Ну, а как дочкой шантажировали, спекулировали, ни в сказке сказать, ни пером описать. На фоне его любви к дочери, жена особенно чувствовала себя обделённой его вниманием, тем более, что из-за её фокусов во время беременности он вообще не имел с ней сексуальных отношений. Сначала она хотела этим поманипулировать, а потом он уже не мог себя заставить спать с ней. Вот уж она дала себе волю! Фашист, импотент, скотина, козёл вонючий – только так она называла его в телефонных разговорах и во время скандалов и разборок, которые она умудрялась устраивать каждый день. Это мягко сказано – называла. Она истерично кричала, объявляла об этом всем друзьям и знакомым, которые, кстати сказать, давно уже знали, что этот «импотент» не пропускает ни одной женщины, которая его добивается. Пока у него не было серьёзных отношений ни с кем, он терпел свою жену со всеми её скандалами ради дочери.

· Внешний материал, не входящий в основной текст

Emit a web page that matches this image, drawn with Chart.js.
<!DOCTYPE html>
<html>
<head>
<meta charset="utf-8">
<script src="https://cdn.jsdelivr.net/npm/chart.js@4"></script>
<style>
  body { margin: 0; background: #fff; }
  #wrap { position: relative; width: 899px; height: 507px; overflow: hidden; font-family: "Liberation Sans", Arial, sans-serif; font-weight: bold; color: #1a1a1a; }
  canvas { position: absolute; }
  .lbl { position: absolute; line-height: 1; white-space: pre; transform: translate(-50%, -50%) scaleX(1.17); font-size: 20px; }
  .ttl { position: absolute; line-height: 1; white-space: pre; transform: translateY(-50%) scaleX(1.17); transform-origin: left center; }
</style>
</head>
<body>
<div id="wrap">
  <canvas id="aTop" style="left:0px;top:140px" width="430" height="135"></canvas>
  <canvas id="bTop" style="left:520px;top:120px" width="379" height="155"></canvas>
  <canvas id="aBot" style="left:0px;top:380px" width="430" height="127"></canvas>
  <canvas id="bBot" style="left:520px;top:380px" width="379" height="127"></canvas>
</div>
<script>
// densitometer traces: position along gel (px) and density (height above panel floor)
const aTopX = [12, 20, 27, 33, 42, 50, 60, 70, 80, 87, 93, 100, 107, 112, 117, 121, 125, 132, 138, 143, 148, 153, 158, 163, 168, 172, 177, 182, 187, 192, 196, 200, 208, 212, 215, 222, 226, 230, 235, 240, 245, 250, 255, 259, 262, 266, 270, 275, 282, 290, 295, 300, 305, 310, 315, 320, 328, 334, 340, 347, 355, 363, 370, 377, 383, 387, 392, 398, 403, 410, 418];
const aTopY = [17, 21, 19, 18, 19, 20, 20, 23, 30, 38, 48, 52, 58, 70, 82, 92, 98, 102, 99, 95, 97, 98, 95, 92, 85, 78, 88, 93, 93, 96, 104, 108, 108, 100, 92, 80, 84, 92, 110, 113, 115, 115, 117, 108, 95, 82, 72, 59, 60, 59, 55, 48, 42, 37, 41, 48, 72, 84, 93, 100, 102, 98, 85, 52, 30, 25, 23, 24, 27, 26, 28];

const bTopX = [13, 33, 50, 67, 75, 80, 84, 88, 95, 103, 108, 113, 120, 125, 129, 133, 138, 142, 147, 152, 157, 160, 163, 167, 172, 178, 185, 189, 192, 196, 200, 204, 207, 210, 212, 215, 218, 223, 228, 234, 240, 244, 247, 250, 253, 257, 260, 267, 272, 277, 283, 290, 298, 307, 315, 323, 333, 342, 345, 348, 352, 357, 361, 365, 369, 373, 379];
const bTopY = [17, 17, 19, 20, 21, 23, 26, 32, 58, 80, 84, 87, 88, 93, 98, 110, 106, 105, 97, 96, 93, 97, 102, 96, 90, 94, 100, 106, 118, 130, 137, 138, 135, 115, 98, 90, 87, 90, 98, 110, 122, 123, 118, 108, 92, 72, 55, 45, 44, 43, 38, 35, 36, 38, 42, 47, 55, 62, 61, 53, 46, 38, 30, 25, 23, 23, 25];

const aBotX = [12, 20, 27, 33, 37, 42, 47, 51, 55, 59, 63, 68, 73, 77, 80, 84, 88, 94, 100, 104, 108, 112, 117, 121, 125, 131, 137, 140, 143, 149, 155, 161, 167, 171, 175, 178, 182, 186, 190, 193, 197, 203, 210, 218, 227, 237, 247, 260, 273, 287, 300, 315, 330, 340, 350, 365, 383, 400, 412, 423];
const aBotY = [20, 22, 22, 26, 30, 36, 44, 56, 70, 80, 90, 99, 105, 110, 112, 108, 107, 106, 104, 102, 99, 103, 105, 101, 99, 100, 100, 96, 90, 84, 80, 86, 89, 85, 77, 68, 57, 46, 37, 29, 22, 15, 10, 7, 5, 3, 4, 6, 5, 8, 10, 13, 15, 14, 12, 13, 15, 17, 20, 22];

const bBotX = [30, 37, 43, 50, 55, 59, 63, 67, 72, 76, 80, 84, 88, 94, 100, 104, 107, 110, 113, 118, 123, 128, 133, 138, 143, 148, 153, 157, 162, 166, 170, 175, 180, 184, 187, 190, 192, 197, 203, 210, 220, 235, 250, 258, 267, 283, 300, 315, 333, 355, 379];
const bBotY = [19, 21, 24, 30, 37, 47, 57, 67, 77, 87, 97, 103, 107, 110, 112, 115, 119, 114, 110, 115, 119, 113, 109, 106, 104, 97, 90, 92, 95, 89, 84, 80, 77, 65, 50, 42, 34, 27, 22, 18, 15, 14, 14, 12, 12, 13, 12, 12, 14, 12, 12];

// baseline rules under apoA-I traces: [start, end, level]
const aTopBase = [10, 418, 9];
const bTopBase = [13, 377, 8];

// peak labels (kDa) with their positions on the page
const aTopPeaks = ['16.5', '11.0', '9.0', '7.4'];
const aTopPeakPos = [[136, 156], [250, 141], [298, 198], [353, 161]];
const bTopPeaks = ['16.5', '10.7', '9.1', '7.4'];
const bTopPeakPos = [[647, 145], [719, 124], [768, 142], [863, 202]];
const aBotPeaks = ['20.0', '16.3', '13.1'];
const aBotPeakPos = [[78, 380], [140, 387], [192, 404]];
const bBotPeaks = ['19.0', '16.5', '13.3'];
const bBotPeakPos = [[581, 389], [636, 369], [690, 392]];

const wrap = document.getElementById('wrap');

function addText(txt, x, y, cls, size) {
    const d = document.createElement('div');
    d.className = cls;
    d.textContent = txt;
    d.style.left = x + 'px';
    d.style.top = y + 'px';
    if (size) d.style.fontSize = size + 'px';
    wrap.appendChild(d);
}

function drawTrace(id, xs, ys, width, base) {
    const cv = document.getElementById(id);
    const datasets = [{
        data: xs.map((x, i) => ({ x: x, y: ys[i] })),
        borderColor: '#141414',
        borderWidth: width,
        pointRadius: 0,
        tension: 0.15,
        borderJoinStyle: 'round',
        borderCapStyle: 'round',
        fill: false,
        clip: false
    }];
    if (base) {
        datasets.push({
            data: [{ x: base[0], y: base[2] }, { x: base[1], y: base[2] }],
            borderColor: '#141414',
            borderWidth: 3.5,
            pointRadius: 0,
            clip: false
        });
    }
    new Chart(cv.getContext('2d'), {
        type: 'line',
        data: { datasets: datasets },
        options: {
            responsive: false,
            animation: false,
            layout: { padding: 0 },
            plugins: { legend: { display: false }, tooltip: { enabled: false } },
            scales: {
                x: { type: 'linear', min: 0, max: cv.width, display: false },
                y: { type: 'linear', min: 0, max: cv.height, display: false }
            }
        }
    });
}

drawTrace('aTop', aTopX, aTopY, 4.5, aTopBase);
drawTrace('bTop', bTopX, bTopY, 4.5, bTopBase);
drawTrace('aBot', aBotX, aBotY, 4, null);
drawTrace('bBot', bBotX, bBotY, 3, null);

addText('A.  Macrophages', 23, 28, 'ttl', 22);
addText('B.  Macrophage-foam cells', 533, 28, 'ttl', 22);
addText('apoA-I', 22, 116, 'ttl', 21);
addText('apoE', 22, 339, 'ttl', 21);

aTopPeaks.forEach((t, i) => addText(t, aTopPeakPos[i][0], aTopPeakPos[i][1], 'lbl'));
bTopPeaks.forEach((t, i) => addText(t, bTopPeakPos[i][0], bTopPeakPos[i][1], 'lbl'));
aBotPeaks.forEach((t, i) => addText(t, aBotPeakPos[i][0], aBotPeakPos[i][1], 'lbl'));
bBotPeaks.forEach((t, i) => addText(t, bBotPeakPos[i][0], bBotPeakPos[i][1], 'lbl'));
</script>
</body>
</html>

Страшно было оставлять дочку в этом дурдоме – только так теперь воспринимал он свой дом, свою семью. Когда она исчерпала всё, что могла, чтобы поставить его на колени, и не добилась, чего хотела, она забрала дочку и ушла к маме. Сделано это было только для того, чтобы он прибежал, уговаривал, обещал, в общем, стал таким, каким, по её представлениям, должен быть муж, который оценил счастье получить в жёны девственницу.
А он даже не позвонил! Через два-три дня она стала доставать его. Сначала она пыталась объяснить, почему она ушла. Наум молча её выслушал, и, как ни болела его душа по дочери, спокойно сказал ей:
-Это твоё решение, мне ничего не остаётся, как принять его.

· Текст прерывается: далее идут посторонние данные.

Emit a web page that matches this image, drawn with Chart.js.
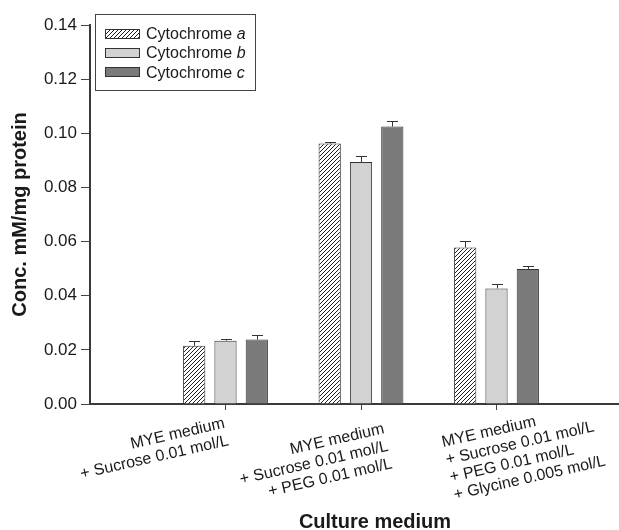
<!DOCTYPE html>
<html>
<head>
<meta charset="utf-8">
<script src="https://cdn.jsdelivr.net/npm/chart.js@4.4.1/dist/chart.umd.min.js"></script>
<style>
    html, body { margin: 0; padding: 0; background: #fff; }
    #wrap { width: 619px; height: 530px; }
</style>
</head>
<body>
<div id="wrap"><canvas id="cytoChart" width="619" height="530"></canvas></div>
<script>
// data
const categories = [
    ["MYE medium", "+ Sucrose 0.01 mol/L"],
    ["MYE medium", "+ Sucrose 0.01 mol/L", "+ PEG 0.01 mol/L"],
    ["MYE medium", "+ Sucrose 0.01 mol/L", "+ PEG 0.01 mol/L", "+ Glycine 0.005 mol/L"]
];
const categoryX = [1, 2, 3];
const seriesNames = ["Cytochrome ", "Cytochrome ", "Cytochrome "];
const seriesLetters = ["a", "b", "c"];
const cytA = [0.0215, 0.0962, 0.0578];
const cytAErr = [0.0019, 0.0007, 0.0024];
const cytB = [0.0234, 0.0894, 0.0427];
const cytBErr = [0.0007, 0.0021, 0.0015];
const cytC = [0.0238, 0.1025, 0.0499];
const cytCErr = [0.0016, 0.0020, 0.0010];
const yTicks = [0, 0.02, 0.04, 0.06, 0.08, 0.10, 0.12, 0.14];

document.addEventListener("DOMContentLoaded", () => {
    const FONT = "'Liberation Sans', Arial, Helvetica, sans-serif";
    const ink = "#1a1a1a";
    const edge = "#333";

    function makeHatch() {
        const s = 4;
        const c = document.createElement("canvas");
        c.width = s; c.height = s;
        const g = c.getContext("2d");
        g.fillStyle = "#fff";
        g.fillRect(0, 0, s, s);
        g.strokeStyle = "#222";
        g.lineWidth = 1;
        g.beginPath();
        g.moveTo(0, s); g.lineTo(s, 0);
        g.moveTo(-1, 1); g.lineTo(1, -1);
        g.moveTo(s - 1, s + 1); g.lineTo(s + 1, s - 1);
        g.stroke();
        return g.createPattern(c, "repeat");
    }
    const hatch = makeHatch();
    const fills = [hatch, "#d2d2d2", "#7a7a7a"];
    const values = [cytA, cytB, cytC];
    const errors = [cytAErr, cytBErr, cytCErr];

    // where the first line of each tick label ends (baseline), and its alignment
    const labelAnchors = [
        { x: 225.5, y: 427.5, align: "right" },
        { x: 385, y: 433, align: "right" },
        { x: 443, y: 447, align: "left" }
    ];
    const labelAngle = 12.8 * Math.PI / 180;

    const extras = {
        id: "extras",
        afterDatasetsDraw(chart) {
            const ctx = chart.ctx;
            const yScale = chart.scales.y;
            ctx.save();
            ctx.strokeStyle = edge;
            ctx.lineWidth = 1;
            errors.forEach((errs, i) => {
                const meta = chart.getDatasetMeta(i);
                meta.data.forEach((bar, j) => {
                    const top = yScale.getPixelForValue(values[i][j] + errs[j]);
                    const x = Math.round(bar.x) + 0.5;
                    ctx.beginPath();
                    ctx.moveTo(x, bar.y);
                    ctx.lineTo(x, Math.round(top) + 0.5);
                    ctx.moveTo(x - 5.5, Math.round(top) + 0.5);
                    ctx.lineTo(x + 5.5, Math.round(top) + 0.5);
                    ctx.stroke();
                });
            });
            ctx.restore();
        },
        afterDraw(chart) {
            const ctx = chart.ctx;
            ctx.save();
            ctx.fillStyle = ink;

            // rotated category labels
            ctx.font = "16px " + FONT;
            ctx.textBaseline = "alphabetic";
            categories.forEach((lines, i) => {
                const a = labelAnchors[i];
                ctx.save();
                ctx.translate(a.x, a.y);
                ctx.rotate(-labelAngle);
                ctx.textAlign = a.align;
                lines.forEach((line, k) => ctx.fillText(line, 0, k * 18));
                ctx.restore();
            });

            // x axis title
            ctx.font = "bold 20px " + FONT;
            ctx.textAlign = "center";
            ctx.fillText("Culture medium", 375, 528);

            // legend box
            const bx = 95.5, by = 14.5, bw = 160, bh = 76;
            ctx.fillStyle = "#fff";
            ctx.fillRect(bx, by, bw, bh);
            ctx.strokeStyle = "#444";
            ctx.lineWidth = 1;
            ctx.strokeRect(bx, by, bw, bh);
            ctx.textAlign = "left";
            ctx.textBaseline = "middle";
            seriesNames.forEach((name, i) => {
                const cy = 33.5 + i * 19.3;
                ctx.fillStyle = fills[i];
                ctx.fillRect(105.5, Math.round(cy) - 4.5, 34, 9);
                ctx.strokeStyle = edge;
                ctx.strokeRect(105.5, Math.round(cy) - 4.5, 34, 9);
                ctx.fillStyle = ink;
                ctx.font = "16px " + FONT;
                ctx.fillText(name, 146, cy + 1);
                const w = ctx.measureText(name).width;
                ctx.font = "italic 16px " + FONT;
                ctx.fillText(seriesLetters[i], 146 + w, cy + 1);
            });
            ctx.restore();
        }
    };

    const ctx = document.getElementById("cytoChart").getContext("2d");
    new Chart(ctx, {
        type: "bar",
        data: {
            datasets: values.map((vals, i) => ({
                label: seriesNames[i] + seriesLetters[i],
                data: vals.map((v, j) => ({ x: categoryX[j], y: v })),
                backgroundColor: fills[i],
                borderColor: edge,
                borderWidth: 1,
                borderSkipped: "bottom",
                categoryPercentage: 0.693,
                barPercentage: 0.71
            }))
        },
        options: {
            responsive: false,
            animation: false,
            layout: { padding: { top: 25, left: 0, right: 0, bottom: 0 } },
            plugins: {
                legend: { display: false },
                tooltip: { enabled: false }
            },
            scales: {
                x: {
                    type: "linear",
                    min: 0,
                    max: 3.904,
                    offset: false,
                    afterBuildTicks: (scale) => {
                        scale.ticks = categoryX.map(v => ({ value: v }));
                    },
                    afterFit: (scale) => { scale.height = 126; },
                    ticks: { display: false },
                    grid: { offset: false, drawOnChartArea: false, tickLength: 6, color: "#444", lineWidth: 1 },
                    border: { color: "#3a3a3a", width: 2 }
                },
                y: {
                    min: 0,
                    max: 0.14,
                    afterBuildTicks: (scale) => {
                        scale.ticks = yTicks.map(v => ({ value: v }));
                    },
                    afterFit: (scale) => { scale.width = 90; },
                    ticks: {
                        padding: 4,
                        color: ink,
                        font: { family: FONT, size: 17 },
                        callback: (v) => Number(v).toFixed(2)
                    },
                    grid: { drawOnChartArea: false, tickLength: 9, color: "#444", lineWidth: 1 },
                    border: { color: "#3a3a3a", width: 2 },
                    title: {
                        display: true,
                        text: "Conc. mM/mg protein",
                        color: ink,
                        font: { family: FONT, size: 20, weight: "bold" },
                        padding: { top: 8, bottom: 0 }
                    }
                }
            }
        },
        plugins: [extras]
    });
});
</script>
</body>
</html>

В другой раз она стала говорить, какой он подлец и негодяй, и стала требовать деньги на содержание дочери - в размере пяти среднемесячных официальных зарплат. Почему-то именно столько она сама определила. Наум только радовался, что она с самого начала совместной жизни повела себя так, что он не рискнул посвятить её в свои финансовые дела, поэтому сейчас она представления не имела, насколько он богат, и не могла использовать возможности шантажировать его этим. Он с назначенной ею суммой денег для дочери согласился, а когда спросил её, какого числа ежемесячно она хотела бы, чтобы его шофёр привозил ей деньги под расписку, она бросила трубку. «Телефон кусает от злости, наверное», - невесело подумал он.
Потом она стала доставать его придуманными болезнями и проблемами дочери. Она звонила целыми днями:
-У Беллочки температура.
-Беллочка три дня не писала и не какала ни дома, ни в детском саду.

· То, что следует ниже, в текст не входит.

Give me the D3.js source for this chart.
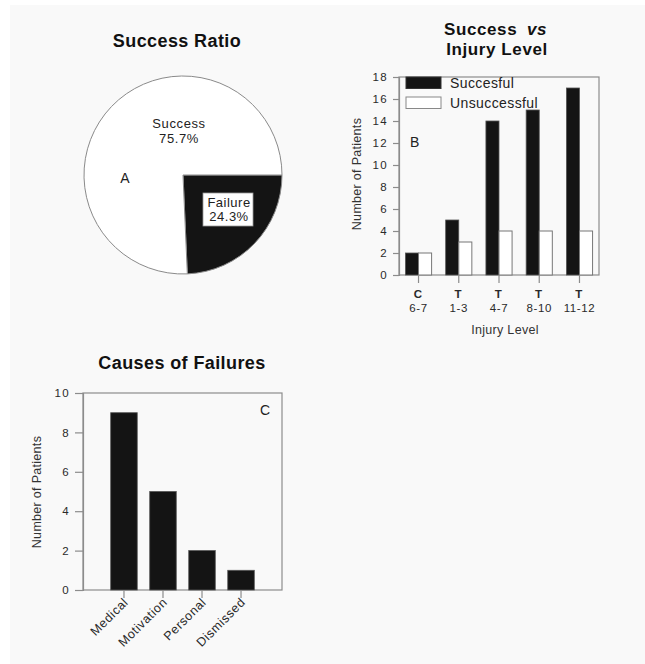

-Беллочка так по тебе скучает, что уже несколько ночей не спит.
-В ванне кран поломался, мама не может её искупать.
Каждый раз Наум спрашивал, что он должен делать для решения этих проблем, и жена тут же переходила на обвинение его во всех смертных грехах, проклинала не только его, но и Бога, который дал ей такое несчастье - иметь неблагодарного мужа. Прошло достаточно много времени, пока она поняла, что и этим всем она его не достанет: он присылал педиатра, сантехника, своего брата, шофёра, но не являлся сам.
Наконец-то до неё дошло, что с ним нужно разговаривать по-другому. Она поняла, что ни папа, ни мама, никто другой мужа не заменит. Можно жить в любви, внимании, сочувствии огромного количества родственников, но это никак не компенсирует отношений со своим мужчиной, со своей половиной, со своим любимым. Они сделали попытку ради дочери снова начать семейную жизнь, но Наум не мог себя заставить захотеть её как женщину, а у неё не хватило терпения, а скорее всего ума, стать другой, желанной для него. Они снова разбежались. Он оставил ей квартиру, общался раз-два в неделю с дочерью, делал для них всё, что было необходимо, и на этом точка.